Map data structure implementation

If we compile this, we get the error:

<interactive>:6:21: error:
    • Couldn't match type ‘a1’ with ‘b’
      ‘a1’ is a rigid type variable bound by
        the type signature for:
          fmap :: forall a1 b. (a1 -> b) -> Map a a1 -> Map a b
        at <interactive>:5:3
      ‘b’ is a rigid type variable bound by
        the type signature for:
          fmap :: forall a1 b. (a1 -> b) -> Map a a1 -> Map a b
        at <interactive>:5:3
      Expected type: Map a b
        Actual type: Map a a1
    • In the expression: Map xs'
      In an equation for ‘fmap’:
          fmap f (Map xs)
            = Map xs'
            where
                xs' = map (\ (k, v) -> (k, v)) xs
      In the instance declaration for ‘Functor (Map a)’
    • Relevant bindings include
        xs' :: [(a, a1)] (bound at <interactive>:7:11)
        xs :: [(a, a1)] (bound at <interactive>:6:15)
        f :: a1 -> b (bound at <interactive>:6:8)
        fmap :: (a1 -> b) -> Map a a1 -> Map a b
          (bound at <interactive>:5:3)

The error actually is a good starting point: it says that your fmap should have signature:

fmap :: forall a1 b. (a1 -> b) -> Map a a1 -> Map a b

but apparently your output type is Map a a1, so you did not met these contracts. If we further investigate, we see that map (\(k, v) -> (k, v)) xs actually does not do much (except repacking the data in a new tuple). The output tuple should have type (a, b) instead of (a, a1) (a1 being the original type of the values in the Map).

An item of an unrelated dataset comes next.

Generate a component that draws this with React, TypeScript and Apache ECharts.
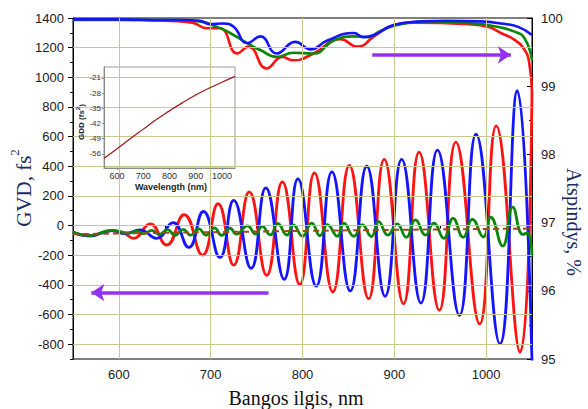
import React, { useEffect, useRef } from 'react';
import * as echarts from 'echarts';

// ---- axis ticks / grid values ----
const xTicks = [600, 700, 800, 900, 1000];
const xMinorTicks = [550, 650, 750, 850, 950, 1050];
const gvdTicks = [-800, -600, -400, -200, 0, 200, 400, 600, 800, 1000, 1200, 1400];
const gvdMinorTicks = [-900, -700, -500, -300, -100, 100, 300, 500, 700, 900, 1100, 1300];
const gridY = [-800, -600, -400, -200, 0, 200, 400, 600, 800, 1000, 1200];
const gridX = [600, 700, 800, 900, 1000];
const insetYTicks = [-56, -49, -42, -35, -28, -21];

// ---- target GDD (inset + dashed line) ----
const gddTarget: [number, number][] = [
  [550, -58], [600, -53.6], [650, -49], [700, -44.6], [750, -40.2], [800, -36.2],
  [850, -32.4], [900, -28.9], [950, -25.8], [1000, -23], [1050, -20.3],
];

// ---- GVD curves (fs^2) ----
const redGvd: [number, number][] = [
  [550, -45], [568, -70], [592, -34], [605, -50], [616, -86], [634, 12], [652, -131],
  [671, 73], [691, -199], [708, 147], [725, -267], [742, 227], [761, -335], [778, 295],
  [797, -398], [813, 356], [833, -448], [851, 405], [872, -493], [889, 446], [910, -527],
  [927, 496], [949, -572], [967, 563], [993, -663], [1011, 672], [1037, -855], [1050, 900],
];
const blueGvd: [number, number][] = [
  [550, -45], [568, -70], [592, -34], [607, -55], [623, -29], [641, -86], [659, 20],
  [676, -147], [692, 95], [710, -215], [725, 170], [744, -289], [760, 254], [780, -362],
  [795, 315], [815, -409], [832, 362], [852, -441], [870, 400], [890, -477], [908, 446],
  [929, -523], [947, 509], [971, -606], [989, 616], [1015, -798], [1034, 910], [1050, -920],
];
const greenGvd: [number, number][] = [
  [550, -45], [568, -68], [592, -32], [610, -50], [620, -38], [627, -55], [636, -32],
  [644, -60], [653, -28], [661, -66], [670, -26], [678, -64], [687, -22], [695, -64],
  [704, -16], [712, -66], [721, -18], [728, -58], [740, -2], [749, -57], [756, -6],
  [765, -63], [773, 14], [783, -64], [790, 4], [800, -72], [810, 16], [819, -68],
  [827, 6], [838, -72], [845, 16], [856, -72], [865, 6], [875, -74], [883, 26],
  [893, -64], [903, 12], [913, -79], [923, 38], [934, -64], [943, 16], [954, -86],
  [964, 48], [975, -79], [985, 42], [997, -76], [1005, 56], [1018, -138], [1029, 125],
  [1040, -60], [1045, -50], [1050, -210],
];

// ---- reflectance curves (%) ----
const blueR: [number, number][] = [
  [550, 99.98], [600, 99.98], [650, 99.97], [667, 99.97], [688, 99.96], [699, 99.91],
  [714, 99.92], [725, 99.87], [740, 99.63], [754, 99.73], [772, 99.48], [792, 99.65],
  [809, 99.54], [827, 99.67], [856, 99.78], [866, 99.72], [878, 99.75], [900, 99.9],
  [929, 99.95], [958, 99.96], [994, 99.95], [1016, 99.92], [1035, 99.87], [1050, 99.75],
];
const greenR: [number, number][] = [
  [550, 99.98], [600, 99.98], [650, 99.97], [667, 99.97], [688, 99.95], [707, 99.87],
  [721, 99.78], [740, 99.63], [754, 99.53], [772, 99.43], [790, 99.49], [812, 99.48],
  [834, 99.67], [856, 99.73], [871, 99.72], [885, 99.81], [907, 99.91], [943, 99.95],
  [987, 99.92], [1009, 99.88], [1031, 99.8], [1042, 99.7], [1050, 99.38],
];
const redR: [number, number][] = [
  [550, 99.97], [600, 99.97], [650, 99.96], [680, 99.93], [696, 99.85], [710, 99.85],
  [729, 99.48], [741, 99.58], [761, 99.26], [778, 99.43], [790, 99.38], [812, 99.48],
  [841, 99.69], [860, 99.58], [878, 99.73], [896, 99.88], [922, 99.93], [980, 99.91],
  [1002, 99.87], [1016, 99.78], [1031, 99.68], [1042, 99.53], [1047, 99.34], [1050, 98.9],
];

// ---- direction arrows ----
const leftArrow: [number, number][] = [[763, -452], [570, -452]];
const rightArrow: [number, number][] = [[876, 99.46], [1027, 99.46]];

const RED = '#ff1212';
const BLUE = '#1414ff';
const GREEN = '#0a870a';
const BROWN = '#9c4a1c';
const PURPLE = '#9531f2';
const GRID = '#cbc58f';
const TITLE = '#1c2b66';
const SANS = 'Liberation Sans, Arial, sans-serif';
const SERIF = 'Liberation Serif, Times New Roman, serif';
const plain = (v: number) => String(v);

export default function App() {
  const ref = useRef<HTMLDivElement>(null);
  useEffect(() => {
    if (!ref.current) return;
    const chart = echarts.init(ref.current, undefined, { renderer: 'svg' });
    const tickLabel = { fontFamily: SANS, fontSize: 13, color: '#1a1a1a', formatter: plain };
    const curve = (name: string, data: [number, number][], color: string, yAxisIndex: number, width = 2.6) => ({
      type: 'line', name, data, xAxisIndex: 0, yAxisIndex, smooth: 0.5, showSymbol: false, symbol: 'none',
      lineStyle: { color, width }, itemStyle: { color }, z: 4, silent: true,
    });
    chart.setOption({
      animation: false,
      grid: [
        { left: 73, top: 18, right: 56, bottom: 50, show: true, borderColor: '#000', borderWidth: 1, backgroundColor: 'transparent', outerBoundsMode: 'none', containLabel: false },
        { left: 104, top: 67, width: 131, height: 101, show: true, borderColor: '#9a9a9a', borderWidth: 1, backgroundColor: 'transparent', z: 3, outerBoundsMode: 'none', containLabel: false },
      ],
      xAxis: [
        {
          type: 'value', gridIndex: 0, min: 550, max: 1050, position: 'bottom',
          axisLine: { show: true, lineStyle: { color: '#000', width: 1 } },
          axisTick: { show: true, customValues: xTicks, length: 5, lineStyle: { color: '#000' } },
          axisLabel: { show: true, customValues: xTicks, margin: 9, ...tickLabel },
          splitLine: { show: false },
        },
        {
          type: 'value', gridIndex: 0, min: 550, max: 1050, position: 'bottom', offset: 0,
          axisLine: { show: false },
          axisTick: { show: true, customValues: xMinorTicks, length: 3, lineStyle: { color: '#000' } },
          axisLabel: { show: false }, splitLine: { show: false },
        },
        {
          type: 'value', gridIndex: 1, min: 550, max: 1050, position: 'bottom', z: 5,
          axisLine: { show: true, lineStyle: { color: '#8a8a8a' } },
          axisTick: { show: true, customValues: xTicks, length: 2, lineStyle: { color: '#8a8a8a' } },
          axisLabel: { show: true, customValues: xTicks, margin: 3, fontFamily: SANS, fontSize: 9, color: '#333', formatter: plain },
          splitLine: { show: false },
        },
      ],
      yAxis: [
        {
          type: 'value', gridIndex: 0, min: -900, max: 1400, position: 'left',
          axisLine: { show: true, lineStyle: { color: '#000', width: 1 } },
          axisTick: { show: true, customValues: gvdTicks, length: 5, lineStyle: { color: '#000' } },
          axisLabel: { show: true, customValues: gvdTicks, margin: 9, ...tickLabel },
          splitLine: { show: false },
        },
        {
          type: 'value', gridIndex: 0, min: -900, max: 1400, position: 'left', offset: 0,
          axisLine: { show: false },
          axisTick: { show: true, customValues: gvdMinorTicks, length: 3, lineStyle: { color: '#000' } },
          axisLabel: { show: false }, splitLine: { show: false },
        },
        {
          type: 'value', gridIndex: 0, min: 95, max: 100, interval: 1, position: 'right',
          axisLine: { show: true, lineStyle: { color: '#000', width: 1 } },
          axisTick: { show: true, inside: true, length: 5, lineStyle: { color: '#000' } },
          minorTick: { show: true, splitNumber: 2, length: 3, lineStyle: { color: '#000' } },
          axisLabel: { show: true, margin: 9, ...tickLabel },
          splitLine: { show: false },
        },
        {
          type: 'value', gridIndex: 1, min: -62.5, max: -16, position: 'left', z: 5,
          axisLine: { show: true, lineStyle: { color: '#8a8a8a' } },
          axisTick: { show: true, customValues: insetYTicks, length: 2, lineStyle: { color: '#8a8a8a' } },
          axisLabel: { show: true, customValues: insetYTicks, margin: 3, fontFamily: SANS, fontSize: 8, color: '#333', formatter: plain },
          splitLine: { show: false },
        },
      ],
      graphic: [
        { type: 'rect', z: 2, shape: { x: 75, y: 63, width: 163, height: 129 }, style: { fill: '#fff' }, silent: true },
        {
          type: 'text', z: 10, x: 21, y: 188, rotation: Math.PI / 2, silent: true,
          style: {
            text: '{a|GVD, fs}{s|2}', align: 'center', verticalAlign: 'middle',
            rich: {
              a: { fontFamily: SERIF, fontSize: 21, fill: TITLE, lineHeight: 26, verticalAlign: 'bottom' },
              s: { fontFamily: SERIF, fontSize: 13, fill: TITLE, lineHeight: 26, verticalAlign: 'top' },
            },
          },
        },
        {
          type: 'text', z: 10, x: 574, y: 222, rotation: -Math.PI / 2, silent: true,
          style: { text: 'Atspindys, %', align: 'center', verticalAlign: 'middle', fontFamily: SERIF, fontSize: 20, fill: TITLE },
        },
        {
          type: 'text', z: 10, x: 296, y: 398, silent: true,
          style: { text: 'Bangos ilgis, nm', align: 'center', verticalAlign: 'middle', fontFamily: SERIF, fontSize: 20, fill: '#111' },
        },
        {
          type: 'text', z: 10, x: 171, y: 187, silent: true,
          style: { text: 'Wavelength (nm)', align: 'center', verticalAlign: 'middle', fontFamily: SANS, fontWeight: 'bold', fontSize: 9, fill: '#222' },
        },
        {
          type: 'text', z: 10, x: 80, y: 122, rotation: Math.PI / 2, silent: true,
          style: {
            text: '{a|GDD (fs}{s|2}{a|)}', align: 'center', verticalAlign: 'middle',
            rich: {
              a: { fontFamily: SANS, fontWeight: 'bold', fontSize: 8, fill: '#222', lineHeight: 10, verticalAlign: 'bottom' },
              s: { fontFamily: SANS, fontWeight: 'bold', fontSize: 6, fill: '#222', lineHeight: 10, verticalAlign: 'top' },
            },
          },
        },
      ],
      series: [
        {
          type: 'line', name: 'grid', data: [], xAxisIndex: 0, yAxisIndex: 0, z: 1, silent: true,
          markLine: {
            silent: true, symbol: ['none', 'none'], label: { show: false },
            lineStyle: { color: GRID, type: 'solid', width: 1 },
            emphasis: { disabled: true },
            data: [...gridY.map((v) => ({ yAxis: v })), ...gridX.map((v) => ({ xAxis: v }))],
          },
        },
        curve('R red', redR, RED, 2),
        curve('R green', greenR, GREEN, 2),
        curve('R blue', blueR, BLUE, 2),
        curve('GVD red', redGvd, RED, 0, 2.8),
        curve('GVD blue', blueGvd, BLUE, 0, 2.8),
        {
          type: 'line', name: 'target', data: gddTarget, xAxisIndex: 0, yAxisIndex: 0, smooth: true, symbol: 'none',
          lineStyle: { color: BROWN, width: 2, type: [6, 4] }, z: 5, silent: true,
        },
        curve('GVD green', greenGvd, GREEN, 0, 2.8),
        {
          type: 'line', name: 'inset', data: gddTarget, xAxisIndex: 2, yAxisIndex: 3, smooth: true, symbol: 'none',
          lineStyle: { color: '#a01818', width: 1.2 }, z: 6, silent: true,
        },
        {
          type: 'line', name: 'arrowL', data: [], xAxisIndex: 0, yAxisIndex: 0, z: 6, silent: true,
          markLine: {
            silent: true, symbol: ['none', 'arrow'], symbolSize: 13, label: { show: false },
            lineStyle: { color: PURPLE, type: 'solid', width: 3.5 },
            itemStyle: { color: PURPLE },
            emphasis: { disabled: true },
            data: [[{ coord: leftArrow[0] }, { coord: leftArrow[1] }]],
          },
        },
        {
          type: 'line', name: 'arrowR', data: [], xAxisIndex: 0, yAxisIndex: 2, z: 6, silent: true,
          markLine: {
            silent: true, symbol: ['none', 'arrow'], symbolSize: 13, label: { show: false },
            lineStyle: { color: PURPLE, type: 'solid', width: 3.5 },
            itemStyle: { color: PURPLE },
            emphasis: { disabled: true },
            data: [[{ coord: rightArrow[0] }, { coord: rightArrow[1] }]],
          },
        },
      ],
    });
    return () => chart.dispose();
  }, []);
  return <div ref={ref} style={{ position: 'fixed', left: 0, top: 0, width: 588, height: 409, background: '#fff' }} />;
}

We thus should apply f on the value, like:

instance Functor (Map a) where
  fmap _ (Map []) = Map []
  fmap f (Map xs) = Map xs'
    where xs' = map (\(k, v) -> (k, f v)) xs

or in a more clean way:

instance Functor (Map a) where
  fmap f (Map xs) = Map (fmap (fmap f) xs)

Note that you do not need to implement two separate cases here (one for an empty and one for a non-empty list), since a map (or fmap) on an empty list is an empty list.